The third concerns the document’s advance of “Intercultural dialogue instead of evangelization.”

“The Instrumentum Laboris contains the erroneous theory that aboriginal people have already received divine revelation, and that the Catholic Church in the Amazon should undergo a ‘missionary and pastoral conversion,’” Burke and Schneider wrote, “instead of introducing doctrine and practice of universal truth and goodness.”

They further add, “the Instrumentum Laboris says also that the Church must enrich herself with the symbols and rites of the aboriginal people.”

“The Magisterium of the Church rejects the idea that missionary activity is merely intercultural enrichment,” they stressed.

Fourth, Burke and Schneider list, “An erroneous conception of sacramental ordination, postulating worship ministers of either sex to perform even shamanic rituals.”

Fifth, that in keeping with “its implicit pantheistic views, the Instrumentum Laboris relativizes Christian anthropology, which recognizes the human person as made in the image of God and therefore the pinnacle of material creation (Gen 1:26-31), and instead considers the human a mere link in nature’s ecological chain, viewing socioeconomic development as an aggression to ‘Mother Earth.’”

Lastly, Burke and Schneider said the working document puts forth “a tribal collectivism that undermines personal uniqueness and freedom,” that is, along with the other errors, rejected by the Magisterium.

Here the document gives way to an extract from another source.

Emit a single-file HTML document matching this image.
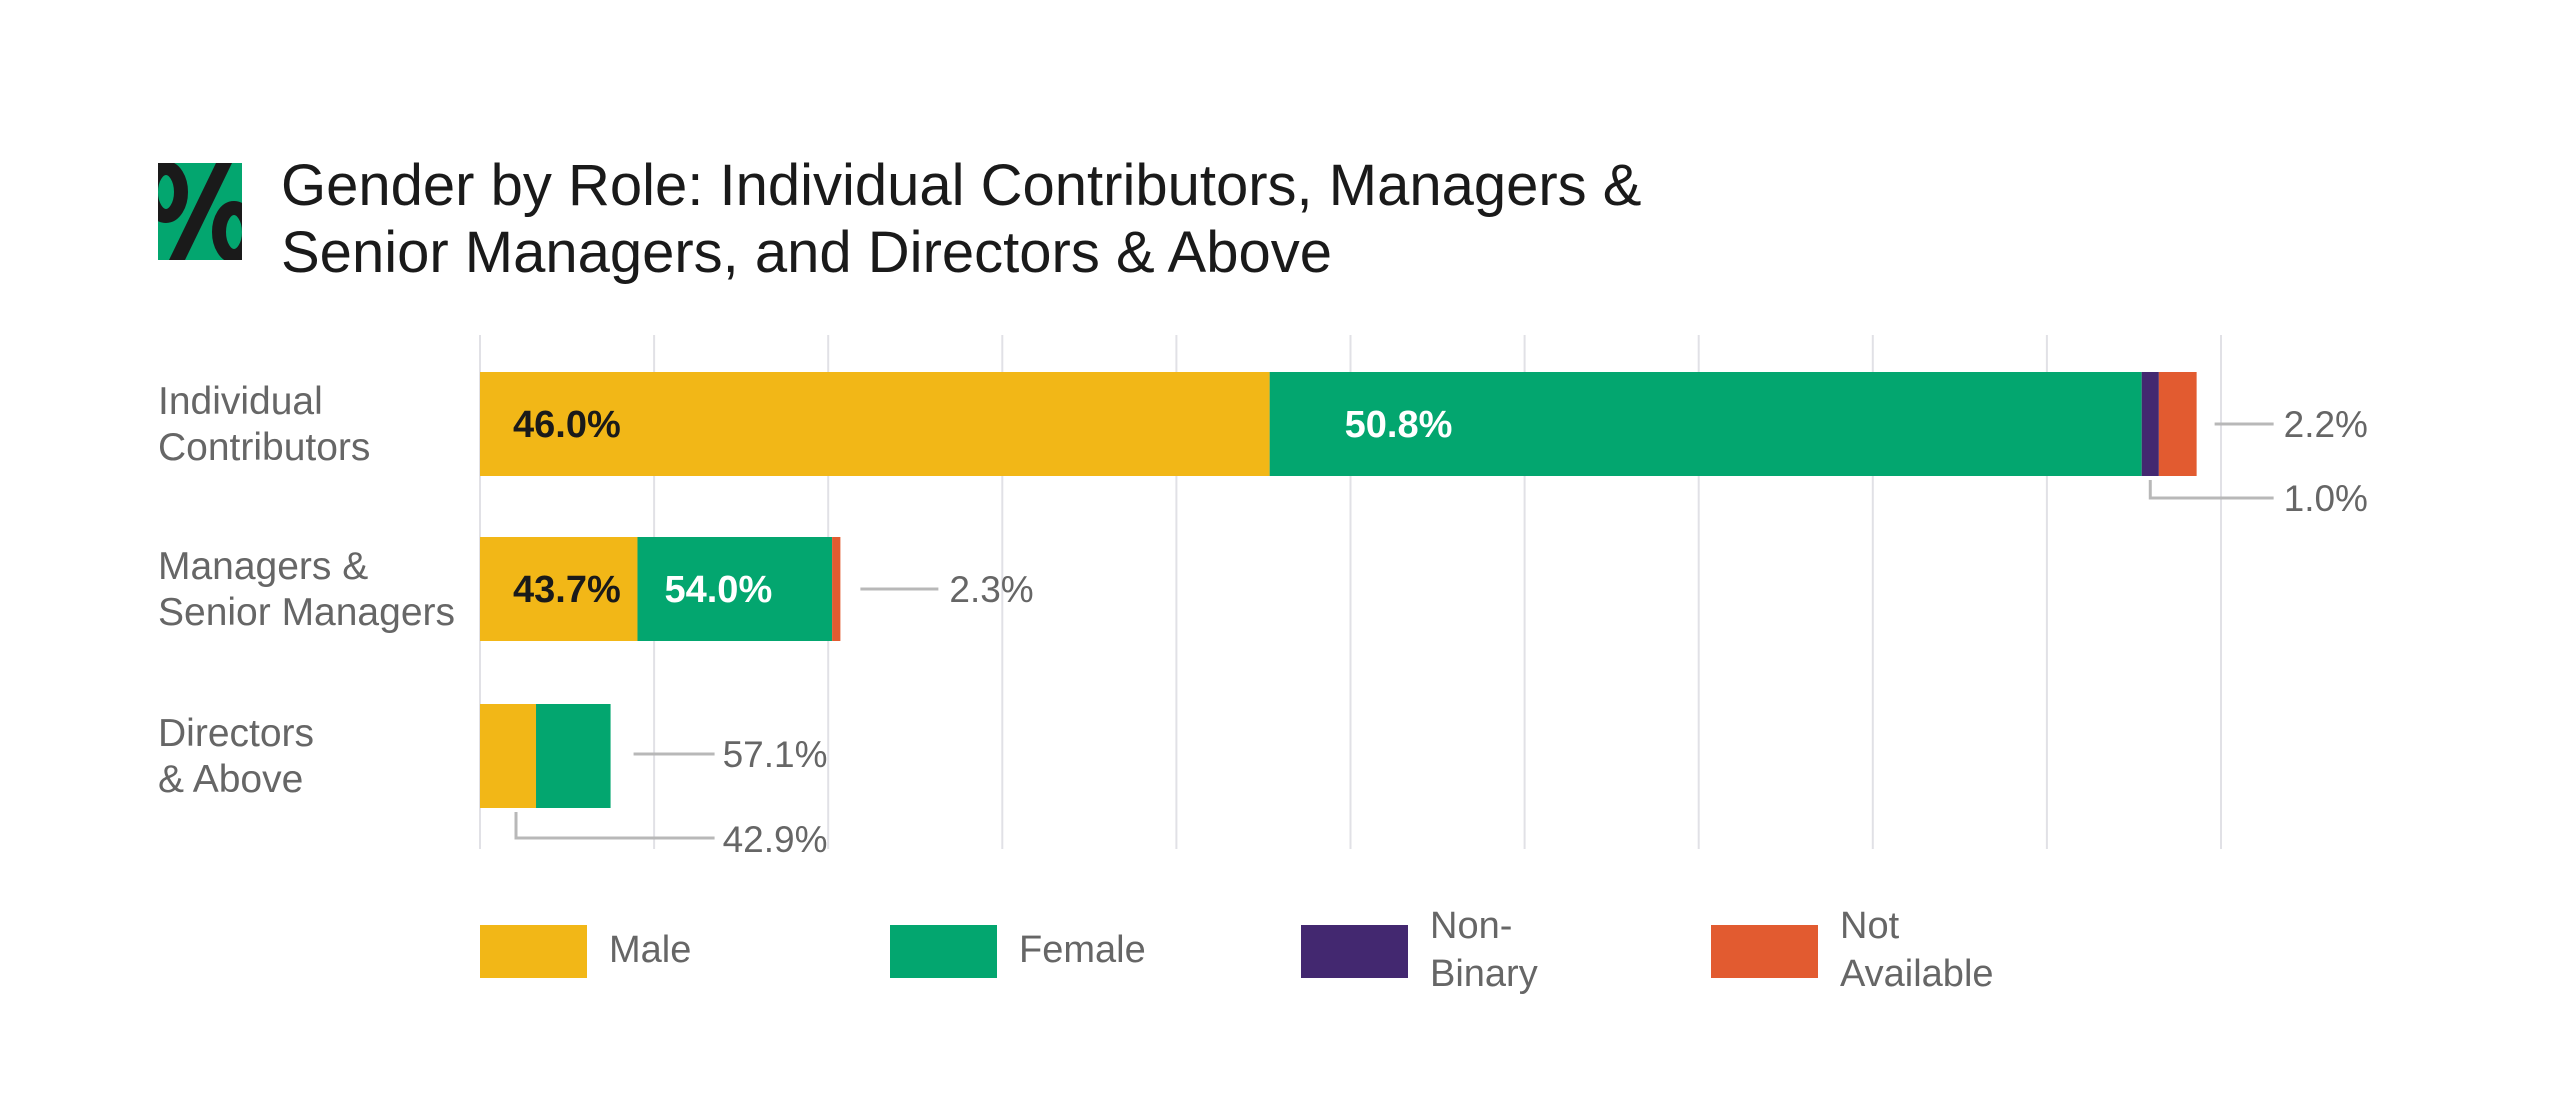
<!DOCTYPE html>
<html>
<head>
<meta charset="utf-8">
<style>
  html,body{margin:0;padding:0;background:#fff;}
  body{width:2560px;height:1102px;overflow:hidden;font-family:"Liberation Sans",sans-serif;}
  svg text{font-family:"Liberation Sans",sans-serif;}
</style>
</head>
<body>
<svg id="chart" width="2560" height="1102" viewBox="0 0 2560 1102" xmlns="http://www.w3.org/2000/svg">
  <rect x="0" y="0" width="2560" height="1102" fill="#ffffff"/>
  <defs>
    <clipPath id="iconClip"><rect x="158" y="163" width="84" height="97"/></clipPath>
  </defs>
  <g>
    <rect x="158" y="163" width="84" height="97" fill="#03A66F"/>
    <g clip-path="url(#iconClip)">
      <ellipse cx="166" cy="192" rx="15" ry="24" fill="none" stroke="#1a1a1a" stroke-width="14"/>
      <ellipse cx="234" cy="232" rx="15" ry="24" fill="none" stroke="#1a1a1a" stroke-width="14"/>
      <polygon points="216,163 232,163 185,260 169,260" fill="#1a1a1a"/>
    </g>
  </g>
  <text x="281" y="205" font-size="58" fill="#1a1a1a">Gender by Role: Individual Contributors, Managers &amp;</text>
  <text x="281" y="272" font-size="58" fill="#1a1a1a">Senior Managers, and Directors &amp; Above</text>
  <g id="grid"></g>
  <g id="bars"></g>
  <g id="annotations"></g>
  <g id="legend"></g>
</svg>
<script>
// Data
const categories = ["Individual Contributors", "Managers & Senior Managers", "Directors & Above"];
const categoryLabelLines = [["Individual", "Contributors"], ["Managers &", "Senior Managers"], ["Directors", "& Above"]];
const groupSize = [9.86, 2.07, 0.75]; // relative bar length in grid units
const male = [46.0, 43.7, 42.9];
const female = [50.8, 54.0, 57.1];
const nonBinary = [1.0, 0, 0];
const notAvailable = [2.2, 2.3, 0];
const gridTicks = [0,1,2,3,4,5,6,7,8,9,10];
const seriesNames = ["Male", "Female", "Non-Binary", "Not Available"];

const NS = "http://www.w3.org/2000/svg";
const colors = ["#F2B717", "#03A66F", "#432870", "#E25B30"];
const x0 = 480, unit = 174.1;
const xScale = v => x0 + v * unit;
const bandTop = [372, 537, 704], barH = 104;
const yScale = i => bandTop[i];

function mk(tag, attrs, parent, text){
  const el = document.createElementNS(NS, tag);
  for (const k in attrs) el.setAttribute(k, attrs[k]);
  if (text !== undefined) el.textContent = text;
  parent.appendChild(el);
  return el;
}
const grid = document.getElementById('grid');
gridTicks.forEach(t => {
  const l = mk('line', {x1:xScale(t), x2:xScale(t), y1:335, y2:849, stroke:'#e1e1e6', 'stroke-width':2}, grid);
  
  
});

const bars = document.getElementById('bars');
const ann = document.getElementById('annotations');
const series = [male, female, nonBinary, notAvailable];
const segKeys = ['male', 'female', 'non-binary', 'not-available'];
const fmt = v => v.toFixed(1) + '%';
const lineCol = '#b8b8b8', annCol = '#666';

categories.forEach((c, i) => {
  const y = yScale(i), cy = y + barH/2;
  categoryLabelLines[i].forEach((ln, j) => {
    const t = mk('text', {x:158, y:cy - 10 + j*46, 'font-size':39, fill:'#666'}, bars, ln);
    
    
  });
  const total = groupSize[i];
  let acc = 0;
  const segs = [];
  series.forEach((s, k) => {
    const w = s[i] / 100 * total;
    const xa = xScale(acc), xb = xScale(acc + w);
    segs.push([xa, xb]);
    if (s[i] > 0) {
      const r = mk('rect', {x:xa, y:y, width:xb - xa, height:barH, fill:colors[k]}, bars);
      
      
    }
    acc += w;
  });
  const end = xScale(acc);
  if (i < 2) {
    const t1 = mk('text', {x:segs[0][0] + 33, y:cy + 13, 'font-size':38, 'font-weight':'bold', fill:'#1a1a1a'}, bars, fmt(male[i]));
    
    
    const t2 = mk('text', {x:segs[1][0] + (i === 0 ? 75 : 27), y:cy + 13, 'font-size':38, 'font-weight':'bold', fill:'#ffffff'}, bars, fmt(female[i]));
    
    
  }
  if (i === 0) {
    mk('line', {x1:end + 18, x2:end + 77, y1:cy, y2:cy, stroke:lineCol, 'stroke-width':3}, ann);
    const a = mk('text', {x:end + 87, y:cy + 13, 'font-size':37, fill:annCol}, ann, fmt(notAvailable[i]));
    
    
    const nx = (segs[2][0] + segs[2][1]) / 2;
    mk('polyline', {points:`${nx},${y+barH+4} ${nx},${y+barH+22} ${end+77},${y+barH+22}`, fill:'none', stroke:lineCol, 'stroke-width':3}, ann);
    const b = mk('text', {x:end + 87, y:y + barH + 35, 'font-size':37, fill:annCol}, ann, fmt(nonBinary[i]));
    
    
  } else if (i === 1) {
    mk('line', {x1:end + 20, x2:end + 98, y1:cy, y2:cy, stroke:lineCol, 'stroke-width':3}, ann);
    const a = mk('text', {x:end + 109, y:cy + 13, 'font-size':37, fill:annCol}, ann, fmt(notAvailable[i]));
    
    
  } else {
    mk('line', {x1:end + 23, x2:end + 104, y1:cy - 2, y2:cy - 2, stroke:lineCol, 'stroke-width':3}, ann);
    const a = mk('text', {x:end + 112, y:cy + 11, 'font-size':37, fill:annCol}, ann, fmt(female[i]));
    
    
    const mx = (segs[0][0] + segs[0][1]) / 2 + 8;
    mk('polyline', {points:`${mx},${y+barH+4} ${mx},${y+barH+30} ${end+104},${y+barH+30}`, fill:'none', stroke:lineCol, 'stroke-width':3}, ann);
    const b = mk('text', {x:end + 112, y:y + barH + 44, 'font-size':37, fill:annCol}, ann, fmt(male[i]));
    
    
  }
});

const legend = document.getElementById('legend');
const legX = [480, 890, 1301, 1711];
const legLines = [["Male"], ["Female"], ["Non-", "Binary"], ["Not", "Available"]];
seriesNames.forEach((n, k) => {
  const g = mk('g', {}, legend);
  
  
  mk('rect', {x:legX[k], y:925, width:107, height:53, fill:colors[k]}, g);
  const lines = legLines[k];
  lines.forEach((ln, j) => {
    const yy = lines.length === 1 ? 962 : 938 + j * 48;
    mk('text', {x:legX[k] + 129, y:yy, 'font-size':38, fill:'#666'}, g, ln);
  });
});
</script>
</body>
</html>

They also said that that no one is excused from “being informed about the gravity of the situation and from taking appropriate action for love of Christ and of His life with us in the Church,” and that “all the members of Christ’s Mystical Body, before such a threat to her integrity, must pray and fast for the eternal good of her members who risk being scandalized, that is led into confusion, error and division by this text for the Synod of Bishops.”

The Warning. It is coming, Perhaps in a few months, a few years.